Hi,
I’m performing an analysis on a large dataset, and so that the analysis can run in a reasonable time I have to store the entire dataset in memory. I have been using the Google Performance Tools to analyse the program’s memory allocation and noticed that a large amount of memory is allocated by the TBuffer when reading the input TTree.

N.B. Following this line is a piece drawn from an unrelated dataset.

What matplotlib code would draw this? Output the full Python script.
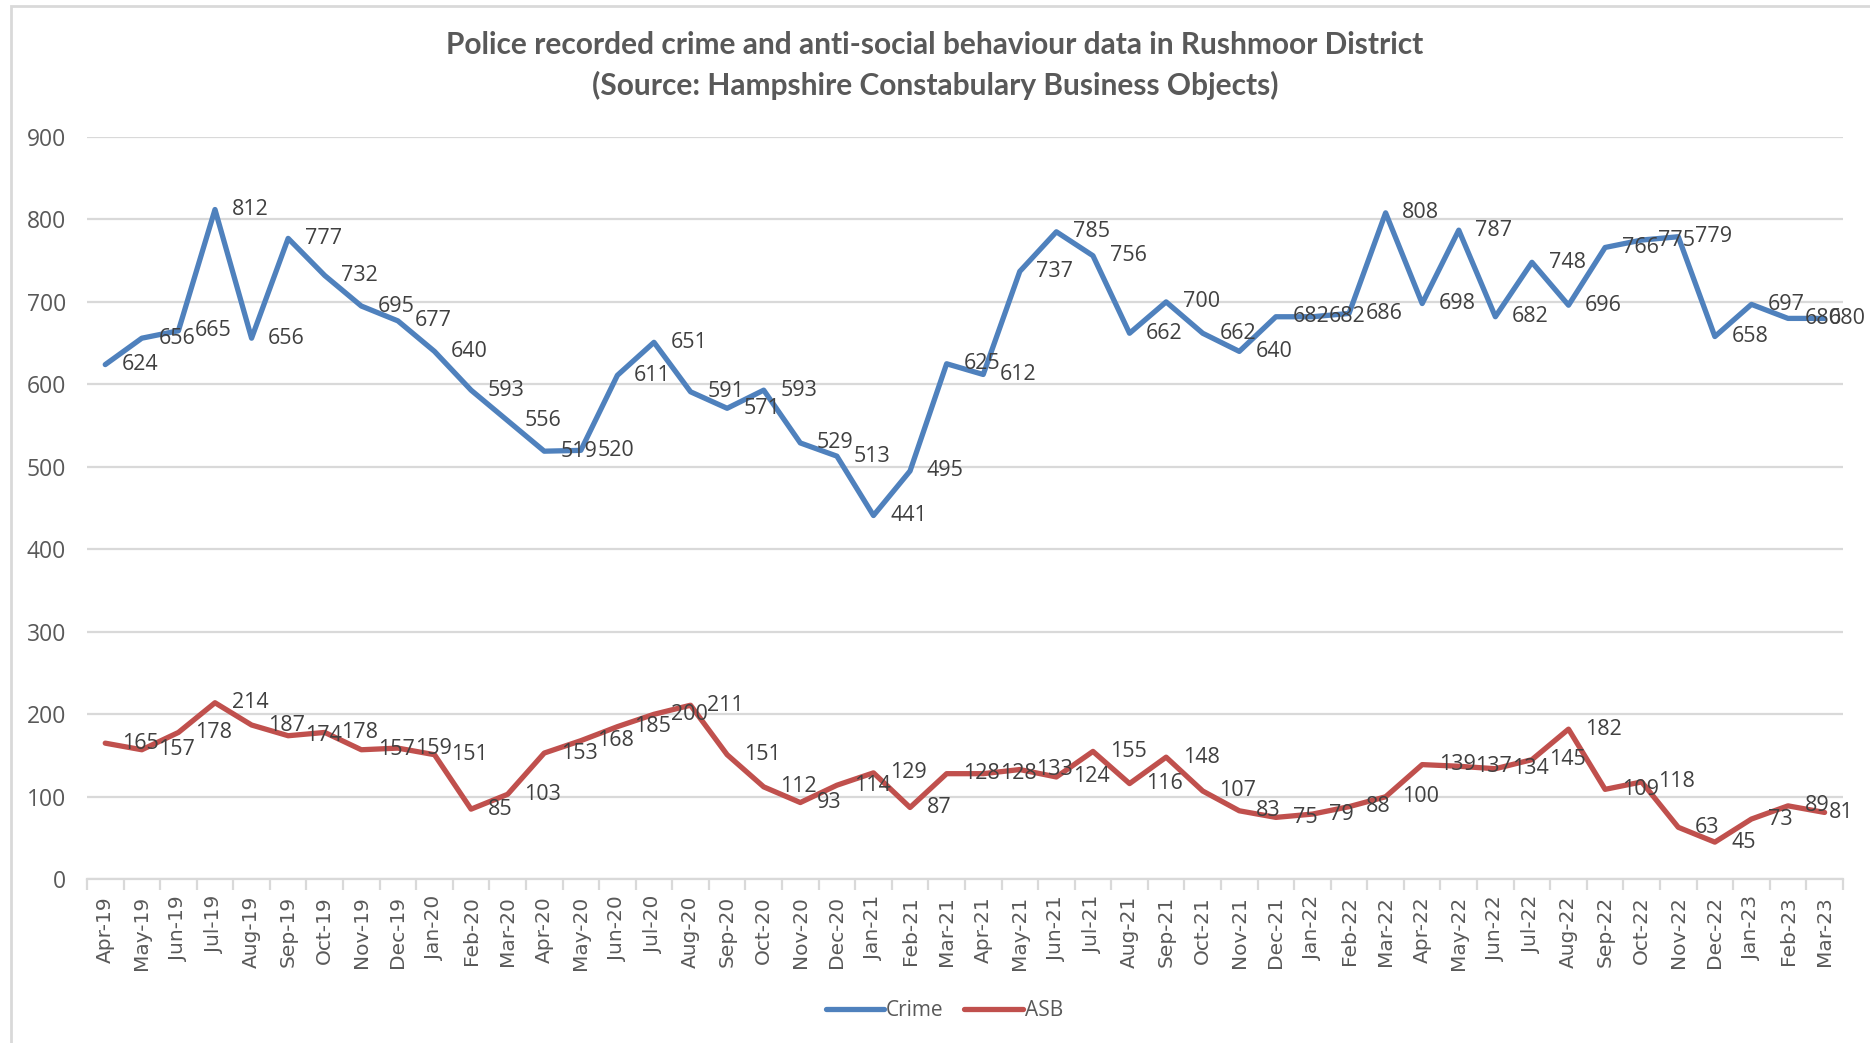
import numpy as np
import matplotlib.pyplot as plt
from matplotlib.patches import Rectangle

# months Apr-19 .. Mar-23
months = ['Apr-19', 'May-19', 'Jun-19', 'Jul-19', 'Aug-19', 'Sep-19', 'Oct-19', 'Nov-19', 'Dec-19',
          'Jan-20', 'Feb-20', 'Mar-20', 'Apr-20', 'May-20', 'Jun-20', 'Jul-20', 'Aug-20', 'Sep-20',
          'Oct-20', 'Nov-20', 'Dec-20', 'Jan-21', 'Feb-21', 'Mar-21', 'Apr-21', 'May-21', 'Jun-21',
          'Jul-21', 'Aug-21', 'Sep-21', 'Oct-21', 'Nov-21', 'Dec-21', 'Jan-22', 'Feb-22', 'Mar-22',
          'Apr-22', 'May-22', 'Jun-22', 'Jul-22', 'Aug-22', 'Sep-22', 'Oct-22', 'Nov-22', 'Dec-22',
          'Jan-23', 'Feb-23', 'Mar-23']

crime = [624, 656, 665, 812, 656, 777, 732, 695, 677, 640, 593, 556,
         519, 520, 611, 651, 591, 571, 593, 529, 513, 441, 495, 625,
         612, 737, 785, 756, 662, 700, 662, 640, 682, 682, 686, 808,
         698, 787, 682, 748, 696, 766, 775, 779, 658, 697, 680, 680]

asb = [165, 157, 178, 214, 187, 174, 178, 157, 159, 151, 85, 103,
       153, 168, 185, 200, 211, 151, 112, 93, 114, 129, 87, 128,
       128, 133, 124, 155, 116, 148, 107, 83, 75, 79, 88, 100,
       139, 137, 134, 145, 182, 109, 118, 63, 45, 73, 89, 81]

title_lines = ['Police recorded crime and anti-social behaviour data in Rushmoor District',
               '(Source: Hampshire Constabulary Business Objects)']

blue = '#4F81BD'
red = '#C0504D'
grey_txt = '#595959'
grid_col = '#D9D9D9'

fig = plt.figure(figsize=(18.7, 10.43), dpi=100)
ax = fig.add_axes([0.0465, 0.157, 0.939, 0.7117])

# chart border
fig.patches.append(Rectangle((11 / 1870, -0.05), 1.1, 1 - 6 / 1043 + 0.05, transform=fig.transFigure,
                             fill=False, edgecolor=grid_col, linewidth=2))

x = np.arange(len(months))
ax.plot(x, crime, color=blue, lw=3.8, label='Crime', solid_joinstyle='round', solid_capstyle='round', zorder=3)
ax.plot(x, asb, color=red, lw=3.8, label='ASB', solid_joinstyle='round', solid_capstyle='round', zorder=3)

# data labels to the right of each point (last one squeezed in, like Excel does)
for series in (crime, asb):
    for i, v in enumerate(series):
        dx = 3 if i == len(series) - 1 else 12
        ax.annotate(str(v), (i, v), xytext=(dx, 0), textcoords='offset points',
                    ha='left', va='center', fontsize=15.5, color='#404040',
                    family='Open Sans', zorder=4)

ax.set_xlim(-0.5, len(months) - 0.5)
ax.set_ylim(0, 900)
ax.set_yticks(range(0, 1000, 100))
ax.yaxis.grid(True, color=grid_col, lw=1.6)
ax.set_axisbelow(True)

for s in ['top', 'right', 'left']:
    ax.spines[s].set_visible(False)
ax.spines['bottom'].set_color(grid_col)
ax.spines['bottom'].set_linewidth(1.6)

ax.set_xticks(x)
ax.set_xticklabels(months, rotation=90, fontsize=14.5, color=grey_txt, family='DejaVu Sans')
ax.tick_params(axis='x', length=0, pad=12)
ax.set_xticks(np.arange(-0.5, len(months), 1), minor=True)
ax.tick_params(axis='x', which='minor', length=8, width=1.6, color=grid_col)

ax.tick_params(axis='y', length=0, pad=15, labelsize=16.5, labelcolor=grey_txt)
for t in ax.get_yticklabels():
    t.set_family('Open Sans')

fig.text(0.5, 1 - 45 / 1043, title_lines[0], ha='center', va='center', fontsize=21.5,
         fontweight='bold', color=grey_txt, family='Lato')
fig.text(0.5, 1 - 85 / 1043, title_lines[1], ha='center', va='center', fontsize=21.5,
         fontweight='bold', color=grey_txt, family='Lato')

fig.legend(loc='center', bbox_to_anchor=(0.505, 0.031), ncol=2, frameon=False,
           prop={'family': 'Open Sans', 'size': 15}, labelcolor=grey_txt,
           handlelength=2.8, handletextpad=0.1, columnspacing=1.0)

fig.savefig('out.png', dpi=100, facecolor='white')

I wrote a simple program to test this on a subsample of my dataset:
#include "TChain.h"
int main(int argc, char *argv[]){
TChain* chain = new TChain("flattree");
chain->AddFile(argv[argc-1]);
chain->GetEntries();
}
and profiled this using the Google tools. The first few lines of output are below, showing that TBuffer was allocating about 800Mb of memory when loading the ROOT tree.
Total: 884.9 MB
850.2 96.1% 96.1% 850.2 96.1% TBuffer::TBuffer
24.4 2.8% 98.8% 24.4 2.8% TStorage::ReAllocChar
4.1 0.5% 99.3% 429.2 48.5% TBasket::Streamer
2.2 0.3% 99.6% 2.2 0.3% TBufferFile::ReadArray
1.0 0.1% 99.7% 1.0 0.1% TLeafD::SetAddress
0.8 0.1% 99.8% 0.8 0.1% TStorage::ObjectAlloc
0.4 0.0% 99.8% 431.2 48.7% TStreamerInfo::ReadBuffer
By disabling all of the branches of the tree the TBuffer memory allocation falls to 400Mb, which is still rather large. Also, the size of the TBuffer memory allocation seems to scale with the number of entries in the input tree, so this memory usage will cause a problem when running over the full dataset.
Is there a way to control the size of the TBuffer when reading a TTree, or is this all set when the TTree is created?
Thanks
Mark